Exercise material -
++++++++++

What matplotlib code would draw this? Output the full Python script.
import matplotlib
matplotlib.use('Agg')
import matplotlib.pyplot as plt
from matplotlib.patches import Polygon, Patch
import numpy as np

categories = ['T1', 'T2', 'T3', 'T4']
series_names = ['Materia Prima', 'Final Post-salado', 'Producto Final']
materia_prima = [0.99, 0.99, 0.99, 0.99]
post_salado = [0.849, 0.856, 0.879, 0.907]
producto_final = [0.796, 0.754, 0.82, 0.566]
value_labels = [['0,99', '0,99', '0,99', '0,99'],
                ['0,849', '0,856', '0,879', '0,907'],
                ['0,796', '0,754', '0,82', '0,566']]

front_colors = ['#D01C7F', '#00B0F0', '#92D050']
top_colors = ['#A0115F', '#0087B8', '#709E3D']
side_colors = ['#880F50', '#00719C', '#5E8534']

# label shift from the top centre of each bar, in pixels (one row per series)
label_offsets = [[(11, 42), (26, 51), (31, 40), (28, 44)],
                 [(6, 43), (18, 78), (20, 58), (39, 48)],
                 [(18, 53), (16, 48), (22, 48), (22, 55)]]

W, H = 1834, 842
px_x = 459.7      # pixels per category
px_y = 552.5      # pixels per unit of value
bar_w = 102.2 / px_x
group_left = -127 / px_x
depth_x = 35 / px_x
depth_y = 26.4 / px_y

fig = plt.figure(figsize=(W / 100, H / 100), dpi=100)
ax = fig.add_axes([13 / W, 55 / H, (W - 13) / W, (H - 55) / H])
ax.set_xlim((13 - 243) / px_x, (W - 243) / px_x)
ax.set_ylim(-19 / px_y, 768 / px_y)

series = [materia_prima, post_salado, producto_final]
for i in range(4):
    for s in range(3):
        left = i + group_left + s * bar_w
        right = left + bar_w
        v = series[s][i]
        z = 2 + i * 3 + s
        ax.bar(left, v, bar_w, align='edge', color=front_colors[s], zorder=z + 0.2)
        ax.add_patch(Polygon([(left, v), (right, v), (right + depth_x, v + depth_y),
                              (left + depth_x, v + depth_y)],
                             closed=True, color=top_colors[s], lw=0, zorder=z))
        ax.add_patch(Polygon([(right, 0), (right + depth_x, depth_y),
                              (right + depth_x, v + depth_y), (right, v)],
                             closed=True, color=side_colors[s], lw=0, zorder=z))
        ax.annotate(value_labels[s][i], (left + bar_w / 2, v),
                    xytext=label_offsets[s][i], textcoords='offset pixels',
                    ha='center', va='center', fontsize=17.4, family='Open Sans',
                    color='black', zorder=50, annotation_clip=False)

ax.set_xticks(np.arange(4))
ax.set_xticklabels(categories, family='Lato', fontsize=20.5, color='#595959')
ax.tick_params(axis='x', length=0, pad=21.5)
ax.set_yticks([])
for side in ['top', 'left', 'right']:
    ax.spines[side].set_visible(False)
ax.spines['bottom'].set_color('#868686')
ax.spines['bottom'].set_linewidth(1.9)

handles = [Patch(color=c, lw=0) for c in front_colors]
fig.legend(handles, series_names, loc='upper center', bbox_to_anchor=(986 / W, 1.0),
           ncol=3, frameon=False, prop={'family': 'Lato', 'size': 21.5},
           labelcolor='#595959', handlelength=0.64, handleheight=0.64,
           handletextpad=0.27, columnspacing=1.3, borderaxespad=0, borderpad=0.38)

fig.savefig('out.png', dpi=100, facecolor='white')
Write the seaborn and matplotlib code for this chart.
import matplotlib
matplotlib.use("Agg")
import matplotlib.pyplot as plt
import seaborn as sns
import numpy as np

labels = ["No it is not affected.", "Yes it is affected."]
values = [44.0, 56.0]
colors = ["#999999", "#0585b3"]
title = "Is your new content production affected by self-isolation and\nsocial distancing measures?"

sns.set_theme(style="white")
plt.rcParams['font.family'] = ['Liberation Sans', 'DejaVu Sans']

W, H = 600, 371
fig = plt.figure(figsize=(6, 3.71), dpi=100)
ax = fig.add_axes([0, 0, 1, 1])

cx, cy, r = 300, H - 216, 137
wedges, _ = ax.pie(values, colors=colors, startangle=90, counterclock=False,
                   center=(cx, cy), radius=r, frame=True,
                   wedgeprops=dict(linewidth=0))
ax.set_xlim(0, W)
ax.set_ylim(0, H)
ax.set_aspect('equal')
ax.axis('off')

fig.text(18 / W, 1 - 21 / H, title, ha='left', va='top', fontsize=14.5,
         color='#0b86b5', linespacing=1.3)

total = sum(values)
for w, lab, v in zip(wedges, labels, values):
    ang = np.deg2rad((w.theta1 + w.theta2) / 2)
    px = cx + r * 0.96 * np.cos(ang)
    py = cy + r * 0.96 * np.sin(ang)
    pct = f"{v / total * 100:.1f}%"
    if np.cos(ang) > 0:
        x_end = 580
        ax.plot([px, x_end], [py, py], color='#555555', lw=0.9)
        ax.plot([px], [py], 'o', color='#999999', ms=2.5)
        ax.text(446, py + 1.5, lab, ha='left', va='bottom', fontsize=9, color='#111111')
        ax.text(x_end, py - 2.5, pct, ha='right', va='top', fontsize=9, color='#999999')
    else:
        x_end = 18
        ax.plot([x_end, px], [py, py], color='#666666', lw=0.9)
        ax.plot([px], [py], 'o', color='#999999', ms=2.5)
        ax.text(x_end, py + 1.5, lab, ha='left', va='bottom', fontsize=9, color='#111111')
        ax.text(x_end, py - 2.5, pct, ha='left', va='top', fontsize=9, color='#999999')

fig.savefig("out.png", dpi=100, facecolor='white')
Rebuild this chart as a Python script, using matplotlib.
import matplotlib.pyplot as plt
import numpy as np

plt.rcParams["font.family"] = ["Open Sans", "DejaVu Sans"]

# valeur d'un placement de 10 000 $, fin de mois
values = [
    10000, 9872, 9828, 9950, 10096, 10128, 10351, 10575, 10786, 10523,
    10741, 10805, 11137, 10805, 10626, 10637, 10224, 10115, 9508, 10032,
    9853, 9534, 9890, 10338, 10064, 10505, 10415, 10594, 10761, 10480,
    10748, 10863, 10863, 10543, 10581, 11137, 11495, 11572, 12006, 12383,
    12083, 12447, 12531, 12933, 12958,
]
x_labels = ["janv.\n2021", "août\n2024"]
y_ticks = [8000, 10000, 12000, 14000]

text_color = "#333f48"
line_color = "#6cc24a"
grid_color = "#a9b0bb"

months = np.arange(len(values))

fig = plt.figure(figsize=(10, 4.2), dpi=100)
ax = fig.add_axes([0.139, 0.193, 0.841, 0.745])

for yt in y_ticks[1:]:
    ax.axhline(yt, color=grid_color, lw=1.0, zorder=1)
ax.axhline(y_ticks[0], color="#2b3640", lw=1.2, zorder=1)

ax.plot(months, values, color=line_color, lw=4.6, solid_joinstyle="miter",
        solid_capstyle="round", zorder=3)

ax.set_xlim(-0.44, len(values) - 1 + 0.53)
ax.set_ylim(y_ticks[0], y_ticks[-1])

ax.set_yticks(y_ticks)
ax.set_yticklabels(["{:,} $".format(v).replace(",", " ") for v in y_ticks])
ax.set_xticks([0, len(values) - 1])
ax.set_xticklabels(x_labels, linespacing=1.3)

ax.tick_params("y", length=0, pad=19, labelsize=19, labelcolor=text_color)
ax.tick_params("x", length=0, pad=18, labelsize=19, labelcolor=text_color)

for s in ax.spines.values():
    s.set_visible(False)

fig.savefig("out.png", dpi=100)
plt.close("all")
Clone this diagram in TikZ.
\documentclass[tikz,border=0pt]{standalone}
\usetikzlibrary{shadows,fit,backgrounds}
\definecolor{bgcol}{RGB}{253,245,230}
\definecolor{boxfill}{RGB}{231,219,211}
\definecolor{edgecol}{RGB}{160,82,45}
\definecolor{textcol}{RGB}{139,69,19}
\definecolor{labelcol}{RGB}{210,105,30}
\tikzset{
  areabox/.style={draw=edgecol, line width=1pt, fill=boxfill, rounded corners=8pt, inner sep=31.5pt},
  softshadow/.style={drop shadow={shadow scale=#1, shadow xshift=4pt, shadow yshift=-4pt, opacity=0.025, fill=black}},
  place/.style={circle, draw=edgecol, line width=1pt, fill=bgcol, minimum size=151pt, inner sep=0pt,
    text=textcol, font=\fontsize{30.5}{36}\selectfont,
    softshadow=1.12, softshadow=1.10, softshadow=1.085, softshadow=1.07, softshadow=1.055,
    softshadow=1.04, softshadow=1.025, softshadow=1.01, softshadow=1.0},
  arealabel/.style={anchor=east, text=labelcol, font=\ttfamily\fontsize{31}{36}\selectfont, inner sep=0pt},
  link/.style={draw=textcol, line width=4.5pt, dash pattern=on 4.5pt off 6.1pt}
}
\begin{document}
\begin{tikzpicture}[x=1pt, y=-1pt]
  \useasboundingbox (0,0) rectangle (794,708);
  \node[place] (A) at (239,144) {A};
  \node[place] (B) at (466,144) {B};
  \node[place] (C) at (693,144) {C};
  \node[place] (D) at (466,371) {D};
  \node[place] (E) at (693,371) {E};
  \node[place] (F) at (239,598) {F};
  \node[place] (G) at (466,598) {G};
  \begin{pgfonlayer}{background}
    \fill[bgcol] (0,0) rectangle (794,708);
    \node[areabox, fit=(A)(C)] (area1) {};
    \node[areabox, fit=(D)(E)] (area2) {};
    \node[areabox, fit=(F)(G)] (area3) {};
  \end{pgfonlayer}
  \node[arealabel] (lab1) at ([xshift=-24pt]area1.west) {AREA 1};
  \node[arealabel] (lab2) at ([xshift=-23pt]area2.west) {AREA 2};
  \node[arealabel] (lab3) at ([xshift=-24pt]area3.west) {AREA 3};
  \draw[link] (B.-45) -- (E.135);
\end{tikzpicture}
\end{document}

++++++++++

Instructions for the task - Of the lines above, extract only those from the line with "Write the seaborn" to the line with "color='#0b86b5', linespacing=1.3)", both included, exactly as written.

Solution to the problem -
Write the seaborn and matplotlib code for this chart.
import matplotlib
matplotlib.use("Agg")
import matplotlib.pyplot as plt
import seaborn as sns
import numpy as np

labels = ["No it is not affected.", "Yes it is affected."]
values = [44.0, 56.0]
colors = ["#999999", "#0585b3"]
title = "Is your new content production affected by self-isolation and\nsocial distancing measures?"

sns.set_theme(style="white")
plt.rcParams['font.family'] = ['Liberation Sans', 'DejaVu Sans']

W, H = 600, 371
fig = plt.figure(figsize=(6, 3.71), dpi=100)
ax = fig.add_axes([0, 0, 1, 1])

cx, cy, r = 300, H - 216, 137
wedges, _ = ax.pie(values, colors=colors, startangle=90, counterclock=False,
                   center=(cx, cy), radius=r, frame=True,
                   wedgeprops=dict(linewidth=0))
ax.set_xlim(0, W)
ax.set_ylim(0, H)
ax.set_aspect('equal')
ax.axis('off')

fig.text(18 / W, 1 - 21 / H, title, ha='left', va='top', fontsize=14.5,
         color='#0b86b5', linespacing=1.3)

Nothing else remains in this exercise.